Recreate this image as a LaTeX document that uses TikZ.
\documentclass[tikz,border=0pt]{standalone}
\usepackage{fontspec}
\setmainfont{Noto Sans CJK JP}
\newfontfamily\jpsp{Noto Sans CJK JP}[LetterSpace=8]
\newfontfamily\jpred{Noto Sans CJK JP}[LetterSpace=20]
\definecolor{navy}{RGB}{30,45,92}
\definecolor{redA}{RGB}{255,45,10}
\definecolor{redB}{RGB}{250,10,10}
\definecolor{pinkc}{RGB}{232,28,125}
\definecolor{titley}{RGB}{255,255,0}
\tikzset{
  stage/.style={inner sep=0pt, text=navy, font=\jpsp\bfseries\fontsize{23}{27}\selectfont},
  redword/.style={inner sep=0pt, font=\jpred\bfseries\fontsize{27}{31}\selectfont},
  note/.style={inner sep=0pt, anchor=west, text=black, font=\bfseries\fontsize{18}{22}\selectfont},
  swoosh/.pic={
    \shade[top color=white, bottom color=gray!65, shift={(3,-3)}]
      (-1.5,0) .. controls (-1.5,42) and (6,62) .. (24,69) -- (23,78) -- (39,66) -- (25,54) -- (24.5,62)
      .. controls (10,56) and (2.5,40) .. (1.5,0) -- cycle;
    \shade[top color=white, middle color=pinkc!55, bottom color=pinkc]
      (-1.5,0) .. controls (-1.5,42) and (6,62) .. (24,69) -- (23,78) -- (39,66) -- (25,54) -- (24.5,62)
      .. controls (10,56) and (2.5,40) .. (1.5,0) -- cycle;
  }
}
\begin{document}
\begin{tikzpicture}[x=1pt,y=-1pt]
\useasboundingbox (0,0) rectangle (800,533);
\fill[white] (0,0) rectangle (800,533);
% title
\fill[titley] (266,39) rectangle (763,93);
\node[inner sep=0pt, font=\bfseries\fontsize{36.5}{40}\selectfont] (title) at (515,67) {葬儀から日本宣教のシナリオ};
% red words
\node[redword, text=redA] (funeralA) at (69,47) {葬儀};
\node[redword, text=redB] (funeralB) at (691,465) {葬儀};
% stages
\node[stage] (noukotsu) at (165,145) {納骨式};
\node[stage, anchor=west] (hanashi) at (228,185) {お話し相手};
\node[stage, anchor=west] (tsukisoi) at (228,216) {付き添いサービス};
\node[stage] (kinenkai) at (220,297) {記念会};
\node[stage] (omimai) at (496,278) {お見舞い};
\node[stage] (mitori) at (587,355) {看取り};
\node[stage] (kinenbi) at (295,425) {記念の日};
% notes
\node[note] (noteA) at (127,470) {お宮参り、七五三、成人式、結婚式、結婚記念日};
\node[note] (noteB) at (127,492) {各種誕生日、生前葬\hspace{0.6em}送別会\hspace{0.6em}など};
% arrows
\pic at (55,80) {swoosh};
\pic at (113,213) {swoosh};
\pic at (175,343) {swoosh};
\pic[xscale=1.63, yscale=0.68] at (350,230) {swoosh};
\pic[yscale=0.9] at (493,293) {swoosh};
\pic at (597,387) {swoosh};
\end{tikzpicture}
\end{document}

────

# Set task:
Repeat the data verbatim.

# Result for this task:
Recreate this image as a LaTeX document that uses TikZ.
\documentclass[tikz,border=0pt]{standalone}
\usepackage{fontspec}
\setmainfont{Noto Sans CJK JP}
\newfontfamily\jpsp{Noto Sans CJK JP}[LetterSpace=8]
\newfontfamily\jpred{Noto Sans CJK JP}[LetterSpace=20]
\definecolor{navy}{RGB}{30,45,92}
\definecolor{redA}{RGB}{255,45,10}
\definecolor{redB}{RGB}{250,10,10}
\definecolor{pinkc}{RGB}{232,28,125}
\definecolor{titley}{RGB}{255,255,0}
\tikzset{
  stage/.style={inner sep=0pt, text=navy, font=\jpsp\bfseries\fontsize{23}{27}\selectfont},
  redword/.style={inner sep=0pt, font=\jpred\bfseries\fontsize{27}{31}\selectfont},
  note/.style={inner sep=0pt, anchor=west, text=black, font=\bfseries\fontsize{18}{22}\selectfont},
  swoosh/.pic={
    \shade[top color=white, bottom color=gray!65, shift={(3,-3)}]
      (-1.5,0) .. controls (-1.5,42) and (6,62) .. (24,69) -- (23,78) -- (39,66) -- (25,54) -- (24.5,62)
      .. controls (10,56) and (2.5,40) .. (1.5,0) -- cycle;
    \shade[top color=white, middle color=pinkc!55, bottom color=pinkc]
      (-1.5,0) .. controls (-1.5,42) and (6,62) .. (24,69) -- (23,78) -- (39,66) -- (25,54) -- (24.5,62)
      .. controls (10,56) and (2.5,40) .. (1.5,0) -- cycle;
  }
}
\begin{document}
\begin{tikzpicture}[x=1pt,y=-1pt]
\useasboundingbox (0,0) rectangle (800,533);
\fill[white] (0,0) rectangle (800,533);
% title
\fill[titley] (266,39) rectangle (763,93);
\node[inner sep=0pt, font=\bfseries\fontsize{36.5}{40}\selectfont] (title) at (515,67) {葬儀から日本宣教のシナリオ};
% red words
\node[redword, text=redA] (funeralA) at (69,47) {葬儀};
\node[redword, text=redB] (funeralB) at (691,465) {葬儀};
% stages
\node[stage] (noukotsu) at (165,145) {納骨式};
\node[stage, anchor=west] (hanashi) at (228,185) {お話し相手};
\node[stage, anchor=west] (tsukisoi) at (228,216) {付き添いサービス};
\node[stage] (kinenkai) at (220,297) {記念会};
\node[stage] (omimai) at (496,278) {お見舞い};
\node[stage] (mitori) at (587,355) {看取り};
\node[stage] (kinenbi) at (295,425) {記念の日};
% notes
\node[note] (noteA) at (127,470) {お宮参り、七五三、成人式、結婚式、結婚記念日};
\node[note] (noteB) at (127,492) {各種誕生日、生前葬\hspace{0.6em}送別会\hspace{0.6em}など};
% arrows
\pic at (55,80) {swoosh};
\pic at (113,213) {swoosh};
\pic at (175,343) {swoosh};
\pic[xscale=1.63, yscale=0.68] at (350,230) {swoosh};
\pic[yscale=0.9] at (493,293) {swoosh};
\pic at (597,387) {swoosh};
\end{tikzpicture}
\end{document}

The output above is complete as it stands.